Le gouvernement va présenter d'ici quelques mois un "plan d'action" pour mieux identifier et combattre les maltraitances à l'encontre des personnes dépendantes, âgées ou handicapées, un "fléau" que chacun doit avoir à cœur de dénoncer, a annoncé Agnès Buzyn le 24 janvier 2019. Il s'agira de "trouver des réponses claires et fortes face à des réalités insupportables", a déclaré la ministre de la Santé et des Solidarités, à l'occasion de la remise d'un rapport consacré à ces questions.
Des violences sous-estimées
Mots blessants, défauts de soins ou privation d'aller et venir : les maltraitances sont trop souvent sous-estimées, souligne ce rapport rédigé par une commission conjointe à deux instances consultatives, le Haut conseil de la famille et de l'âge (HCFEA) et le Conseil national consultatif des personnes handicapées (CNCPH). Dans les maisons de retraite, les établissements médicosociaux ou même lors des soins à domicile, cette "violence cachée" recouvre des situations très diverses, dont l'ampleur est mal mesurée, soulignent les auteurs, qui proposent des pistes pour mieux les identifier et les prévenir. "Il est rare qu'il n'existe qu'une seule cause lorsque la relation d'aide se dégrade, se salit (pour se transformer) en abus, vol, brutalité, emprise ou humiliation", a souligné l'un des auteurs du rapport, Denis Piveteau. "Les dérapages ont souvent une longue histoire. C'est toute la souffrance, toutes les tensions d'un cercle familial ou professionnel qui se déversent sur les personnes les plus vulnérables", a-t-il ajouté. Dénonçant la "persistance d'une forme de loi du silence", la secrétaire d'Etat chargée des Personnes handicapées, Sophie Cluzel, a évoqué la "très nette sous-déclaration des situations de maltraitance, encore plus marquée concernant les personnes en situation de handicap".
Protéger mais pas enfermer
Qu'elle soit délibérée ou au contraire inconsciente, imputable à des individus ou plutôt à des logiques collectives, la maltraitance "échappe encore largement aux regards", et peut même être mésestimée par ceux-là mêmes "qui en sont victimes", soulignent les auteurs. Ils citent en exemple les cas d'une personne atteinte de la maladie d'Alzheimer qui se fait cracher au visage par une aide-soignante ou d'un petit garçon autiste que l'on oblige régulièrement à participer à des sessions de natation, malgré ses cris de révolte systématiques. Le rapport évoque également la "maltraitance institutionnelle" parfois à l'oeuvre dans les maisons de retraite en manque d'effectifs soignants : à cause de "défauts d'organisation" ou d"excès de productivité" imposés aux salariés, les professionnels peuvent y multiplier gestes "brusques, mécaniques ou sans bienveillance". Pour rester "bientraitants", les professionnels doivent veiller à ce que la nécessaire protection des personnes vulnérables contre les risques de la vie quotidienne ne devienne pas une entrave excessive à leur liberté.
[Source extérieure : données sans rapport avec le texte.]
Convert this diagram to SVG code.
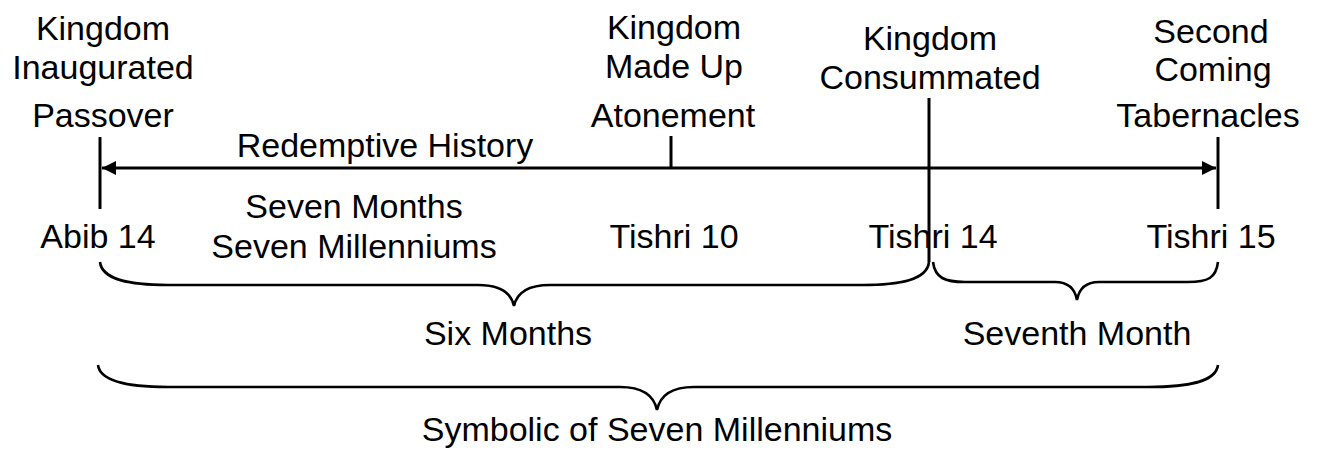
<svg xmlns="http://www.w3.org/2000/svg" width="1321" height="453" viewBox="0 0 1321 453">
<style>
text{font-family:"Liberation Sans",Arial,sans-serif;font-size:34px;fill:#000;text-anchor:middle}
.ln{stroke:#000;stroke-width:3;fill:none}
.br{stroke:#000;stroke-width:2.6;fill:none}
</style>
<defs>
<marker id="ah" viewBox="0 0 14 14" refX="14" refY="7" markerWidth="14" markerHeight="14" markerUnits="userSpaceOnUse" orient="auto-start-reverse">
<path d="M0,0 L14,7 L0,14 Z" fill="#000"/>
</marker>
</defs>
<g id="connectors">
<line class="ln" x1="102" y1="168" x2="1216" y2="168" stroke-width="2.6" marker-start="url(#ah)" marker-end="url(#ah)"/>
<line class="ln" x1="100" y1="137" x2="100" y2="209"/>
<line class="ln" x1="1218" y1="137" x2="1218" y2="209"/>
<line class="ln" x1="671" y1="136" x2="671" y2="168"/>
<line class="ln" x1="929" y1="98" x2="929" y2="262"/>
<path class="br" d="M100,262 C102,280 130,285 168,285 L478,285 C500,285 511,292 514,306 C517,292 528,285 550,285 L862,285 C900,285 927,280 929,262"/>
<path class="br" d="M933,262 C935,278 945,282 965,282 L1055,282 C1068,282 1075,289 1077,300 C1079,289 1086,282 1099,282 L1188,282 C1208,282 1216,278 1218,262"/>
<path class="br" d="M98,365 C100,382 130,387 168,387 L620,387 C643,387 654,396 657,410 C660,396 671,387 694,387 L1148,387 C1188,387 1216,382 1218,365"/>
</g>
<g id="passover">
<text x="103" y="40">Kingdom</text>
<text x="103" y="79">Inaugurated</text>
<text x="103" y="127">Passover</text>
</g>
<g id="atonement">
<text x="674" y="39">Kingdom</text>
<text x="674" y="78">Made Up</text>
<text x="673" y="127">Atonement</text>
</g>
<g id="consummated">
<text x="930" y="50">Kingdom</text>
<text x="930" y="89">Consummated</text>
</g>
<g id="tabernacles">
<text x="1211" y="43">Second</text>
<text x="1213" y="81">Coming</text>
<text x="1208" y="127">Tabernacles</text>
</g>
<g id="redemptive-history">
<text x="385" y="157">Redemptive History</text>
</g>
<g id="seven-months">
<text x="354" y="218">Seven Months</text>
<text x="354" y="258">Seven Millenniums</text>
</g>
<g id="abib14"><text x="98" y="248">Abib 14</text></g>
<g id="tishri10"><text x="674" y="248">Tishri 10</text></g>
<g id="tishri14"><text x="933" y="248">Tishri 14</text></g>
<g id="tishri15"><text x="1211" y="248">Tishri 15</text></g>
<g id="six-months"><text x="508" y="345">Six Months</text></g>
<g id="seventh-month"><text x="1077" y="345">Seventh Month</text></g>
<g id="symbolic"><text x="657" y="441">Symbolic of Seven Millenniums</text></g>
</svg>
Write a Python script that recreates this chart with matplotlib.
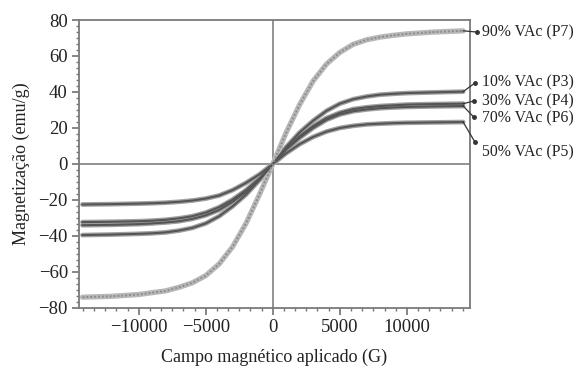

Délimiter le secret professionnel
Pour remédier à ces situations, le rapport propose notamment de mettre l'accent sur la formation initiale et continue des professionnels. Il suggère également plusieurs pistes pour faciliter, en cas de maltraitance constatée, la remontée de l'information vers les personnes compétentes. Des instances territoriales spécifiques devraient être créées pour coordonner les "informations préoccupantes", et les professions médicales qui y siégeraient devraient être délivrées de leur secret professionnel. Le portail internet qui permet actuellement de signaler des "événements indésirables graves liés aux soins" devrait, par ailleurs, être étendu aux actes de maltraitance.
Casier judiciaire pour éviter les récidives
Autre proposition : l'autorité administrative devrait acquérir le pouvoir de suspendre temporairement un professionnel qui aurait commis une maltraitance, et de le contraindre à suivre une formation. Toute condamnation au pénal pour une atteinte aux personnes devrait obligatoirement figurer au casier judiciaire du professionnel concerné, et les employeurs seraient tenus de consulter ce casier avant toute embauche, préconise le rapport. Enfin, des indicateurs sur la "qualité de l'accompagnement" dans les établissements devraient être rendus publics sur Internet, et une "semaine contre la maltraitance" devrait être instituée pour "ouvrir le regard" sur le sujet.
Une mise en oeuvre rapide
Le gouvernement s'inspirera "très largement" de ce travail "très éclairant", a promis Mme Buzyn."Tout le monde doit se sentir concerné et impliqué", a-t-elle ajouté, précisant que ce plan d'action serait mis en oeuvre "dès cette année". Les mesures seront présentées avant le futur projet de loi sur le vieillissement et la dépendance, de manière à ce que ce dernier puisse inclure les éventuelles mesures législatives nécessaires à la lutte contre la maltraitance, a-t-elle encore indiqué.